Formula to work out likely number of unique items

32 Views Asked by At

There is an unknown quantity of unique prizes. Each time you play the game, you get a prize. The likelihood of getting any type of prize X is equal to getting the likelihood of any other type, and winning a prize does not decrease the likelihood that that type will be won in future.

I won 14 prizes.

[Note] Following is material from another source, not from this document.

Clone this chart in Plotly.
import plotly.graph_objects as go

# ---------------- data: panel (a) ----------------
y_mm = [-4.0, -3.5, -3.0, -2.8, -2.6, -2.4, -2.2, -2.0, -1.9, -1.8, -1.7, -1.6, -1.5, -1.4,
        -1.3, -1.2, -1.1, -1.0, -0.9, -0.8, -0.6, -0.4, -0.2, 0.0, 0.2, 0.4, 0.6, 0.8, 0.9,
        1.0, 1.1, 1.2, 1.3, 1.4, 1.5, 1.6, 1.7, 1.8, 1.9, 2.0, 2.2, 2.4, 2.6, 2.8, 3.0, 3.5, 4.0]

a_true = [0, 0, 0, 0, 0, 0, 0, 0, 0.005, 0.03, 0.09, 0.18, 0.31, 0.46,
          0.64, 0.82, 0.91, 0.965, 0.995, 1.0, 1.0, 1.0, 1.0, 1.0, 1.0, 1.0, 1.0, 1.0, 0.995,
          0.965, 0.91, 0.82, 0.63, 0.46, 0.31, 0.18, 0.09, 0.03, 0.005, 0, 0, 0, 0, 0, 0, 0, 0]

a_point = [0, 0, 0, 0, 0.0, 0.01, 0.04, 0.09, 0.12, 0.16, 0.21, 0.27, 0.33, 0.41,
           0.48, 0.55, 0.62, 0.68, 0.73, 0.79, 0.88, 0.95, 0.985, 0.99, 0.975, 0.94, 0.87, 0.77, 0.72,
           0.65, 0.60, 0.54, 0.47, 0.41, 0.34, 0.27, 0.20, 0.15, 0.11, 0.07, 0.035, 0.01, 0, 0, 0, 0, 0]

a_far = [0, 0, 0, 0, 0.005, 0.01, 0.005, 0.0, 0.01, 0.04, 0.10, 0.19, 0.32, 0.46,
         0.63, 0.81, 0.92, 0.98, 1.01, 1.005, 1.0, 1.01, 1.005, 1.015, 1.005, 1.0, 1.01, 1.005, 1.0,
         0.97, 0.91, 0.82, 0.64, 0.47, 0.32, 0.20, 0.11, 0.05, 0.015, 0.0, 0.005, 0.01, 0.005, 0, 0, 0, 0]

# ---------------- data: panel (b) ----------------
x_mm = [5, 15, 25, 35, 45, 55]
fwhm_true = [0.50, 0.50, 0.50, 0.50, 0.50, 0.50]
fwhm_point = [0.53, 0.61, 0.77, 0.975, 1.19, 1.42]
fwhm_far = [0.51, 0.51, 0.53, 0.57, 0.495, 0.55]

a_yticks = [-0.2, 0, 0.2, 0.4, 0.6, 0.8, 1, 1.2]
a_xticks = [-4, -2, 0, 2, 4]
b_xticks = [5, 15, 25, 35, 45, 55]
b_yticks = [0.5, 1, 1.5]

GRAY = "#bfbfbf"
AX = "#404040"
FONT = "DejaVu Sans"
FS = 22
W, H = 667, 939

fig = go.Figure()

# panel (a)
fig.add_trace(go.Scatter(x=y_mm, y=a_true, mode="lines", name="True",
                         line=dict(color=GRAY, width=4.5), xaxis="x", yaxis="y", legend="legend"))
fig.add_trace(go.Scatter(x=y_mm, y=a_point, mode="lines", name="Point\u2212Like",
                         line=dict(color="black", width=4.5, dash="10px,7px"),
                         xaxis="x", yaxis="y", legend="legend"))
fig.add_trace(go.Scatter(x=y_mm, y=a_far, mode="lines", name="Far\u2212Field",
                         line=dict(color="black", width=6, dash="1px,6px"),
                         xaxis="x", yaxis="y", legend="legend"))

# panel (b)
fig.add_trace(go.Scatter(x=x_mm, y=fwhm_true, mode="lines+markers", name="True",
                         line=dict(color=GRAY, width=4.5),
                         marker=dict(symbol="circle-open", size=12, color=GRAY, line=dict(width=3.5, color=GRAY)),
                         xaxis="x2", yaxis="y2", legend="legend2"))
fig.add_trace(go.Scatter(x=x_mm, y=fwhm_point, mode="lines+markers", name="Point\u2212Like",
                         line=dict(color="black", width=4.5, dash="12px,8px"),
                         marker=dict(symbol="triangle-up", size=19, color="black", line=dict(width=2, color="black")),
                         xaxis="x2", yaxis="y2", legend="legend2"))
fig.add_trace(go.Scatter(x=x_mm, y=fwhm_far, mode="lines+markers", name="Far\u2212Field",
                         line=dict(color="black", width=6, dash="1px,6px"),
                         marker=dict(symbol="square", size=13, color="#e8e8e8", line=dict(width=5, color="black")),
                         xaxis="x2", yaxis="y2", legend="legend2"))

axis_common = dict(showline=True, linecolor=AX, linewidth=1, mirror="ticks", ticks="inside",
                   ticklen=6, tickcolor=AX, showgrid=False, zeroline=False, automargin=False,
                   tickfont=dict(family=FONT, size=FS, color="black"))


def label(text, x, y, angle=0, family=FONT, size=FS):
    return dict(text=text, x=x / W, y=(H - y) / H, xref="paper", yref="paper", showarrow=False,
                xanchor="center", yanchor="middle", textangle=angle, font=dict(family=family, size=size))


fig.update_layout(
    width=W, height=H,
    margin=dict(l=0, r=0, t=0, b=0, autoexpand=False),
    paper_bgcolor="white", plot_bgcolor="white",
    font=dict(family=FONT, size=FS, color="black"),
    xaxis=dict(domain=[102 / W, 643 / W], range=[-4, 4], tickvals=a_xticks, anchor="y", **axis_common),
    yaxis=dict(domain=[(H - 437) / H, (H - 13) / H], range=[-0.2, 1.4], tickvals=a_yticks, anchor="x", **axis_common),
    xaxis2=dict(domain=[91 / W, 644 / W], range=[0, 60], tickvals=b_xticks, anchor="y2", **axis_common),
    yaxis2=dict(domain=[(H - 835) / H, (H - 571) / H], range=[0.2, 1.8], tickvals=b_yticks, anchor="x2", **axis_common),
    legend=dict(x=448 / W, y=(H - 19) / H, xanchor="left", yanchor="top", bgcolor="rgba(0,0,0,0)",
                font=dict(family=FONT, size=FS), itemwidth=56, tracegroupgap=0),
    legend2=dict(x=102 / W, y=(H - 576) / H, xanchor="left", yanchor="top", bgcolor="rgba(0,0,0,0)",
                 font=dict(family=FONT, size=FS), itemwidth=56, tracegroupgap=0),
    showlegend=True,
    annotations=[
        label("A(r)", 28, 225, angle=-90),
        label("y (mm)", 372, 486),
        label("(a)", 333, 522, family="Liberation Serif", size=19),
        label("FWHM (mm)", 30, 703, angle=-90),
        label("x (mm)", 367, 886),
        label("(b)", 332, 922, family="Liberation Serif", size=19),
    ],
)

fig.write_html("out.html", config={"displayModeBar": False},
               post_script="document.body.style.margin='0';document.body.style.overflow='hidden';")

Where '1' represents a type of prize I have never won before, and '0' represents winning a type of prize I have won before, I got the following ordered list:

(1, 1, 1, 1, 1, 1, 1, 1, 0, 0, 1, 1, 0, 0)

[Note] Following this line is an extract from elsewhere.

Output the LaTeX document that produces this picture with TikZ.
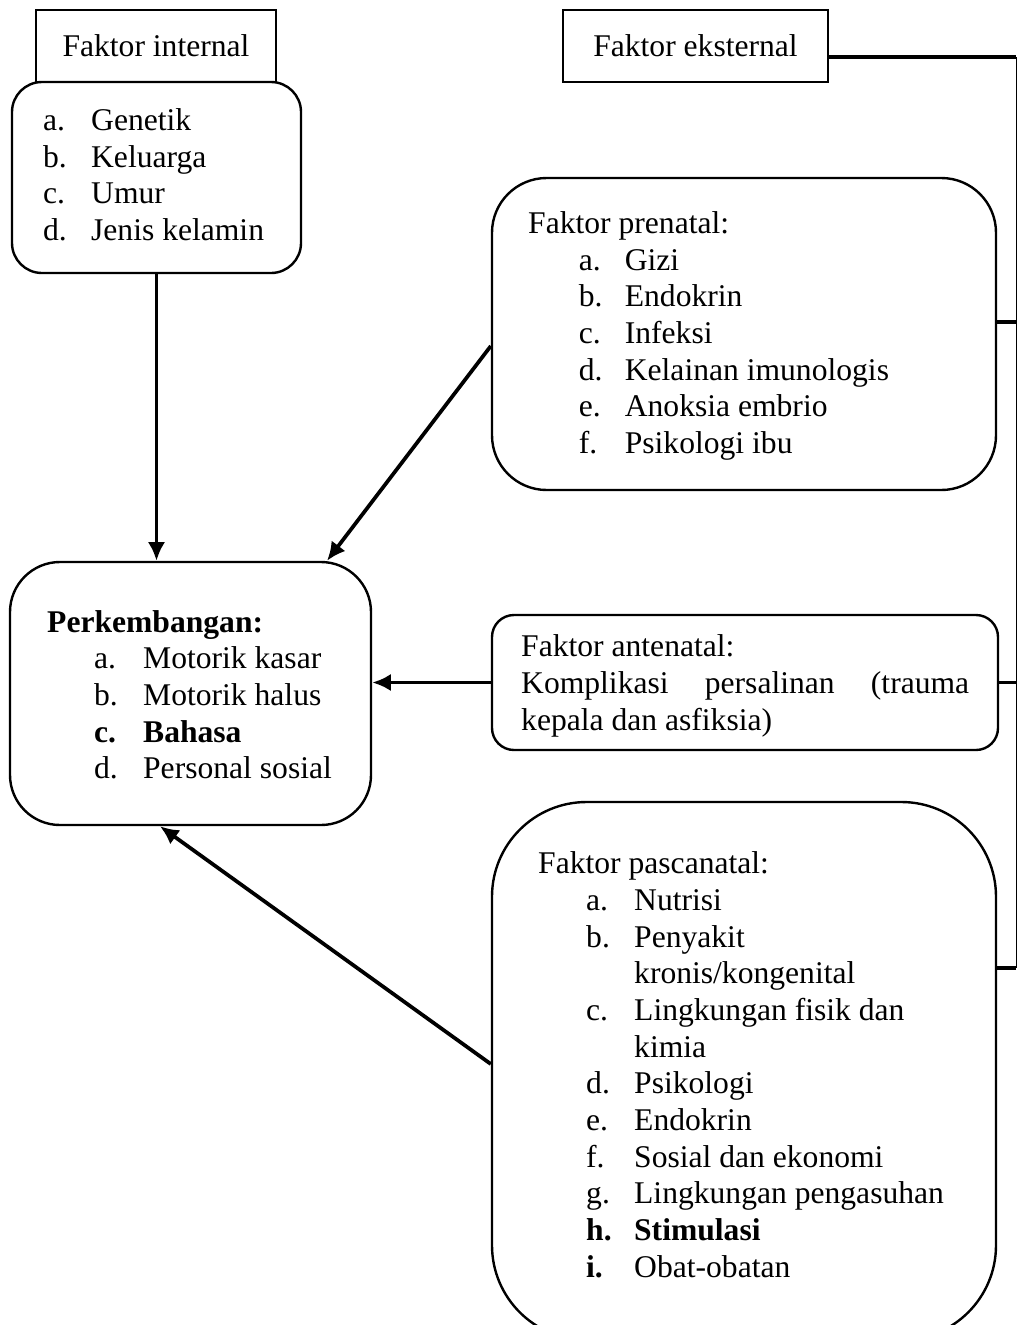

I know that each time I play the game, the probability of getting a prize that I have not won before is (N-a)/N where a is the number of unique prizes I have already won.

What formula can I use to determine what the most likely number of prizes is?

1

There are 1 best solutions below

2
On

There is more than one possible approach.

One is to say that if there are $n$ types of prizes then the probability of the pattern you have seen (i.e. the likelihood) would have been $\frac{n}{n}\frac{n-1}{n}\frac{n-2}{n}\frac{n-3}{n}\frac{n-4}{n}\frac{n-5}{n}\frac{n-6}{n}\frac{n-7}{n}\frac{8}{n}\frac{8}{n}\frac{n-8}{n}\frac{n-9}{n}\frac{10}{n}\frac{10}{n}$. If you try to find the $n$ which maximises this, you will find the maximum likelihood estimate of $n$. I think it may give $\hat n \approx 17.9741$ or $18$ if you restrict $n$ to an integer

An alternative might be to say that if there are $n$ types, then the expected number won after $14$ prizes is $n\left(1 - \left(1-\frac1n\right)^{14}\right)$ and if you set this equal to $10$ then you would get the method of moments estimate which I think is $\hat n \approx 18.4865$

A third method might be to assign a (possibly impropor) prior distribution to $n$, use the likelihood to update this to a posterior distribution for $n$, and then chose one of the central statistics of the posterior distribution such as the mean, median or mode as your estimator.

In any case, $18$ looks a plausible estimate, but it is quite possible that $n$ is some other value and the third method would give you a reasonable sense of that uncertainty.